I do as she says, and see that although the figures themselves are anonymous, names have been printed on the stylized bronze cobblestones beneath their bare feet — names of companies, names of banks, names of individuals: the corporate and private sponsors who paid for the work. Billionaires, businessmen, a disgraced prime minister, a society hostess; others I recognize from newspaper accounts of deals and court cases, corruption charges that were never proved.
‘So ask yourself, who does this artwork want you to remember?’
I step back with a chill.
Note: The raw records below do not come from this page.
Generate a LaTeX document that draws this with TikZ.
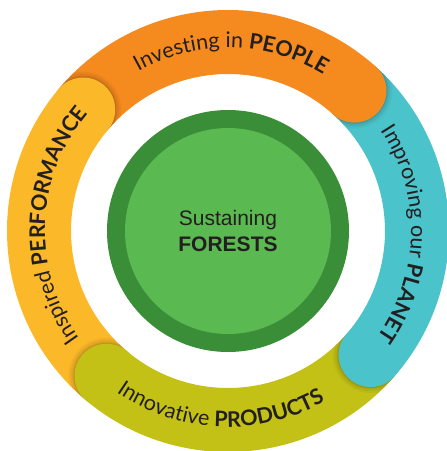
\documentclass[tikz,border=0pt]{standalone}
\usepackage{fontspec}
\setmainfont{Liberation Sans}
\newfontfamily\ringfont{Lato}
\usetikzlibrary{decorations.text}
\definecolor{cOrange}{HTML}{F58A1F}
\definecolor{cTeal}{HTML}{4BC3CB}
\definecolor{cOlive}{HTML}{C3C116}
\definecolor{cYellow}{HTML}{FBB829}
\definecolor{cDark}{HTML}{3B8E38}
\definecolor{cLight}{HTML}{5AB950}
\definecolor{cText}{HTML}{231F20}
\newcommand\ringseg[3]{\fill[#3] (#1:221pt) arc[start angle=#1,end angle=#2,radius=221pt] -- (#2:157pt) arc[start angle=#2,end angle=#1,radius=157pt] -- cycle;}
% rounded end of a segment, laid over the next segment (clockwise)
\newcommand\ringcap[2]{%
  \begin{scope}
  \clip (0,0) -- (#1:300pt) arc[start angle=#1, end angle=#1-60, radius=300pt] -- cycle;
  \fill[black,opacity=0.04] (#1:189pt) circle[radius=38pt];
  \fill[black,opacity=0.05] (#1:189pt) circle[radius=36pt];
  \fill[black,opacity=0.06] (#1:189pt) circle[radius=34pt];
  \fill[black,opacity=0.07] (#1:189pt) circle[radius=33pt];
  \end{scope}
  \begin{scope}
  \clip (0,0) -- (#1+2:300pt) arc[start angle=#1+2, end angle=#1-60, radius=300pt] -- cycle;
  \fill[#2] (#1:189pt) circle[radius=32pt];
  \end{scope}}
\newcommand\rf{\ringfont\fontsize{21.5}{25}\selectfont\color{cText}}
\begin{document}
\begin{tikzpicture}[x=1pt,y=1pt]
\useasboundingbox (-228,-220) rectangle (219,231);
% ring segments
\ringseg{48}{140}{cOrange}
\ringseg{-41}{48}{cTeal}
\ringseg{230}{319}{cOlive}
\ringseg{140}{230}{cYellow}
% rounded overlapping ends
\begin{scope}[even odd rule]
\clip (0,0) circle[radius=221pt] (0,0) circle[radius=157pt];
\ringcap{48}{cOrange}
\ringcap{-41}{cTeal}
\ringcap{230}{cOlive}
\ringcap{140}{cYellow}
\end{scope}
% centre
\fill[cDark] (0,0) circle[radius=121pt];
\fill[cLight] (0,0) circle[radius=103pt];
\node[align=center, text=cText, font=\fontsize{21}{26}\selectfont] (centre) at (0,0) {Sustaining\\\textbf{FORESTS}};
% ring texts
\path[decorate, decoration={text along path, text align=center,
  text={|\rf|Investing in |\rf\bfseries|PEOPLE}}]
  (149:183pt) arc[start angle=149, end angle=29, radius=183pt];
\path[decorate, decoration={text along path, text align=center,
  text={|\rf|Improving our |\rf\bfseries|PLANET}}]
  (59:183pt) arc[start angle=59, end angle=-61, radius=183pt];
\path[decorate, decoration={text along path, text align=center,
  text={|\rf|Innovative |\rf\bfseries|PRODUCTS}}]
  (207.5:196pt) arc[start angle=207.5, end angle=327.5, radius=196pt];
\path[decorate, decoration={text along path, text align=center,
  text={|\rf|Inspired |\rf\bfseries|PERFORMANCE}}]
  (238:183pt) arc[start angle=238, end angle=118, radius=183pt];
\end{tikzpicture}
\end{document}
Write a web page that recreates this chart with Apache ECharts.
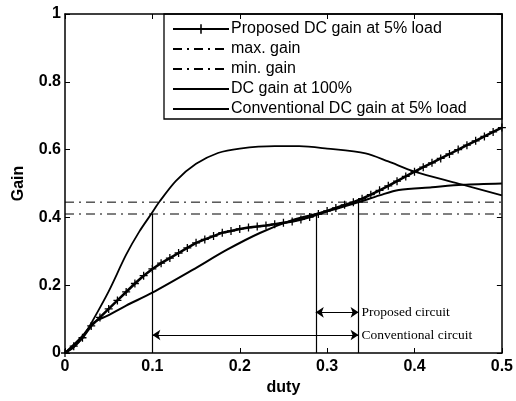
<!DOCTYPE html>
<html><head><meta charset="utf-8">
<script src="https://cdn.jsdelivr.net/npm/echarts@6/dist/echarts.min.js"></script>
<style>html,body{margin:0;padding:0;background:#fff}#c{width:516px;height:401px}</style>
</head><body><div id="c"></div>
<script>
// Proposed DC gain at 5% load (duty step 0.01)
const proposedDuty = [0,0.01,0.02,0.03,0.04,0.05,0.06,0.07,0.08,0.09,0.10,0.11,0.12,0.13,0.14,0.15,0.16,0.17,0.18,0.19,0.20,0.21,0.22,0.23,0.24,0.25,0.26,0.27,0.28,0.29,0.30,0.31,0.32,0.33,0.34,0.35,0.36,0.37,0.38,0.39,0.40,0.41,0.42,0.43,0.44,0.45,0.46,0.47,0.48,0.49,0.50];
const proposedGain = [0,0.02,0.045,0.08,0.105,0.13,0.155,0.18,0.205,0.228,0.248,0.265,0.28,0.295,0.31,0.325,0.335,0.345,0.355,0.36,0.366,0.37,0.373,0.376,0.38,0.384,0.388,0.394,0.401,0.41,0.419,0.428,0.437,0.445,0.455,0.467,0.48,0.493,0.507,0.521,0.535,0.548,0.561,0.574,0.587,0.6,0.613,0.626,0.639,0.652,0.665];
// DC gain at 100%
const fullDuty = [0,0.01,0.02,0.032,0.05,0.07,0.085,0.1,0.108,0.127,0.15,0.175,0.2,0.24,0.268,0.3,0.344,0.37,0.4,0.45,0.5];
const fullGain = [0,0.017,0.045,0.097,0.182,0.29,0.358,0.415,0.446,0.508,0.558,0.59,0.603,0.61,0.61,0.603,0.589,0.565,0.535,0.5,0.465];
// Conventional DC gain at 5% load
const convDuty = [0,0.02,0.032,0.05,0.07,0.1,0.146,0.185,0.223,0.26,0.287,0.31,0.337,0.36,0.382,0.42,0.455,0.5];
const convGain = [0,0.05,0.088,0.112,0.14,0.178,0.245,0.304,0.354,0.392,0.41,0.425,0.446,0.465,0.481,0.489,0.496,0.5];
// gain limits
const maxGain = 0.445;
const minGain = 0.41;
// crossing duties and arrow levels
const dConvStart = 0.1, dPropStart = 0.287, dEnd = 0.336;
const arrowPropY = 0.12, arrowConvY = 0.053;
const xTicks = [0, 0.5, 0.1];
const yTicks = [0, 1, 0.2];
const legendNames = ['Proposed DC gain at 5% load','max. gain','min. gain','DC gain at 100%','Conventional DC gain at 5% load'];

const zip = (a,b)=>a.map((v,i)=>[v,b[i]]);
const plus = 'path://M-0.16,-1H0.16V-0.16H1V0.16H0.16V1H-0.16V0.16H-1V-0.16H-0.16Z';
const dashDot = [9,5,2,5];
const font = 'Liberation Sans, Arial, sans-serif';
const serif = 'Liberation Serif, Times New Roman, serif';
const hidden = {color:'rgba(0,0,0,0)',borderColor:'rgba(0,0,0,0)',borderWidth:0,opacity:0};

const axisCommon = {
  axisLine:{show:true,onZero:false,lineStyle:{color:'#000',width:1.5}},
  axisTick:{show:true,inside:true,length:5,lineStyle:{color:'#000',width:1}},
  splitLine:{show:false}
};
const labelStyle = {color:'#000',fontSize:16,fontWeight:'bold',fontFamily:font};
const chart = echarts.init(document.getElementById('c'),null,{renderer:'canvas'});
chart.setOption({
  animation:false,
  backgroundColor:'#fff',
  grid:{left:65,right:13,top:14,bottom:48},
  xAxis:[
    Object.assign({type:'value',min:xTicks[0],max:xTicks[1],interval:xTicks[2],position:'bottom',
      name:'duty',nameLocation:'middle',nameGap:26,
      nameTextStyle:labelStyle,
      axisLabel:Object.assign({margin:6,formatter:v=>String(+v.toFixed(1))},labelStyle)},axisCommon),
    Object.assign({type:'value',min:xTicks[0],max:xTicks[1],interval:xTicks[2],position:'top',axisLabel:{show:false}},axisCommon)
  ],
  yAxis:[
    Object.assign({type:'value',min:yTicks[0],max:yTicks[1],interval:yTicks[2],position:'left',
      name:'Gain',nameLocation:'middle',nameGap:38,nameRotate:90,
      nameTextStyle:labelStyle,
      axisLabel:Object.assign({margin:4,formatter:v=>String(+v.toFixed(1))},labelStyle)},axisCommon),
    Object.assign({type:'value',min:yTicks[0],max:yTicks[1],interval:yTicks[2],position:'right',axisLabel:{show:false}},axisCommon)
  ],
  legend:{
    data:[
      {name:legendNames[0]},
      {name:legendNames[1],itemStyle:hidden},
      {name:legendNames[2],itemStyle:hidden},
      {name:legendNames[3],itemStyle:hidden},
      {name:legendNames[4],itemStyle:hidden}
    ],
    orient:'vertical', left:172, top:21, padding:0,
    itemWidth:56, itemHeight:12, itemGap:4,
    textStyle:{color:'#000',fontSize:16,lineHeight:16,fontFamily:font,padding:[0,0,0,-3]}
  },
  graphic:[{type:'rect',shape:{x:164,y:14,width:338,height:105},style:{fill:'none',stroke:'#000',lineWidth:1.3},z:100}],
  series:[
    {name:legendNames[0],type:'line',data:zip(proposedDuty,proposedGain),
      symbol:plus,symbolSize:8,showSymbol:true,
      itemStyle:{color:'#000'},lineStyle:{color:'#000',width:2.5},z:5},
    {name:legendNames[1],type:'line',data:[[xTicks[0],maxGain],[xTicks[1],maxGain]],symbol:'none',
      lineStyle:{color:'#000',width:1,type:dashDot},itemStyle:{color:'#000'}},
    {name:legendNames[2],type:'line',data:[[xTicks[0],minGain],[xTicks[1],minGain]],symbol:'none',
      lineStyle:{color:'#000',width:1,type:dashDot},itemStyle:{color:'#000'},
      markLine:{silent:true,animation:false,symbolSize:8,
        lineStyle:{color:'#000',width:1.2,type:'solid'},
        label:{show:false},
        data:[
          [{coord:[dConvStart,0],symbol:'none'},{coord:[dConvStart,minGain],symbol:'none'}],
          [{coord:[dPropStart,0],symbol:'none'},{coord:[dPropStart,minGain],symbol:'none'}],
          [{coord:[dEnd,0],symbol:'none'},{coord:[dEnd,maxGain],symbol:'none'}],
          [{coord:[dPropStart,arrowPropY],symbol:'arrow',
             label:{show:true,position:'end',distance:3,formatter:'Proposed circuit',color:'#000',fontSize:13.5,fontFamily:serif}},
           {coord:[dEnd,arrowPropY],symbol:'arrow'}],
          [{coord:[dConvStart,arrowConvY],symbol:'arrow',
             label:{show:true,position:'end',distance:3,formatter:'Conventional circuit',color:'#000',fontSize:13.5,fontFamily:serif}},
           {coord:[dEnd,arrowConvY],symbol:'arrow'}]
        ]}},
    {name:legendNames[3],type:'line',data:zip(fullDuty,fullGain),symbol:'none',smooth:0.3,
      lineStyle:{color:'#000',width:1.8},itemStyle:{color:'#000'}},
    {name:legendNames[4],type:'line',data:zip(convDuty,convGain),symbol:'none',smooth:0.3,
      lineStyle:{color:'#000',width:2},itemStyle:{color:'#000'}}
  ]
});
</script></body></html>
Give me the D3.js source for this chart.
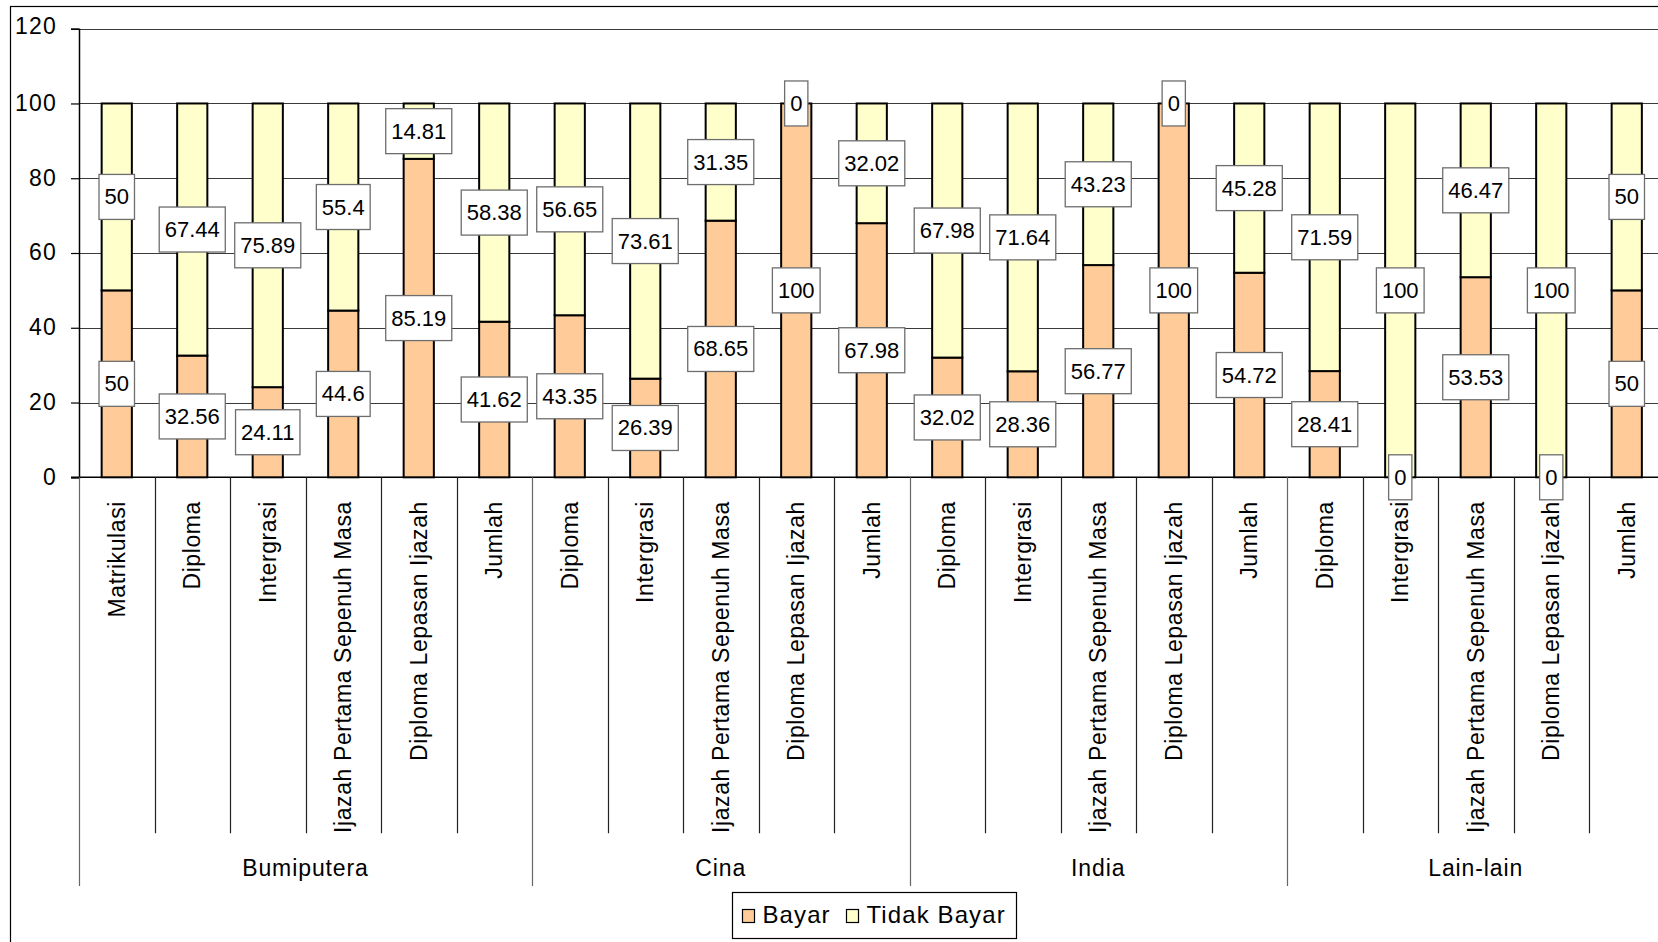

The wind pulls and chafes at the surface of the river; on the far side, the night sky is reflected and intensified in the louring windows of the corporate towers, as though they were mining darkness from the air, storing it within them. ‘Maybe in a hundred years, some artist will make a sculpture of the old women in Athens looking through the garbage for something to eat,’ Ariadne says, resting her cheek against the cold metal shoulder of a peasant. ‘And passers-by will stop their rocketpacks to film it with their magic future phones, and they’ll think how beautiful, how sad.’
‘So you’ve given up on art,’ I say in summary. ‘You’re turning down my offer.’
‘I haven’t given up on anything,’ she says. ‘And you are very kind to make me this offer. But I like working in the café. Making a space where people can come together and feel safe and good, for me it’s not menial work. Even if they’re bankers, maybe if they eat the nice home-cooked food that’s made with love, it can change how they think a little bit. And afterwards I can bring the leftovers to the shelter, and at night-time I can paint my paintings, and if anyone wants to buy them they can, they’re not very expensive. What does it mean to become a famous artist, anyway? That your paintings cost more money, right? That’s all it means, deep down. But why should rich people have all the beauty?’
‘Not all the beauty,’ I qualify, wistfully taking in her dark radiance, the twin lights in her eyes.
She holds my gaze a moment, then looks away. ‘I have made enough escaping. Now I am here, I want to be here.’
‘Though you are going back to Greece,’ I remind her.
‘My father is very sick,’ she says. ‘And everything is so fucked up over there right now that in the hospital there’s no food or medicine, so your family has to bring them for you. If you have a family.’ She hoists her shoulders, as if shrugging off a cold and sodden cloak. ‘Do you go back home often? Are they still in Paris, your parents?’
‘No, they died.’
‘Ah, I’m sorry.’ She has separated herself from the statue and come towards me; she rubs the black cloth of my suit between her finger and thumb. ‘It was recent?’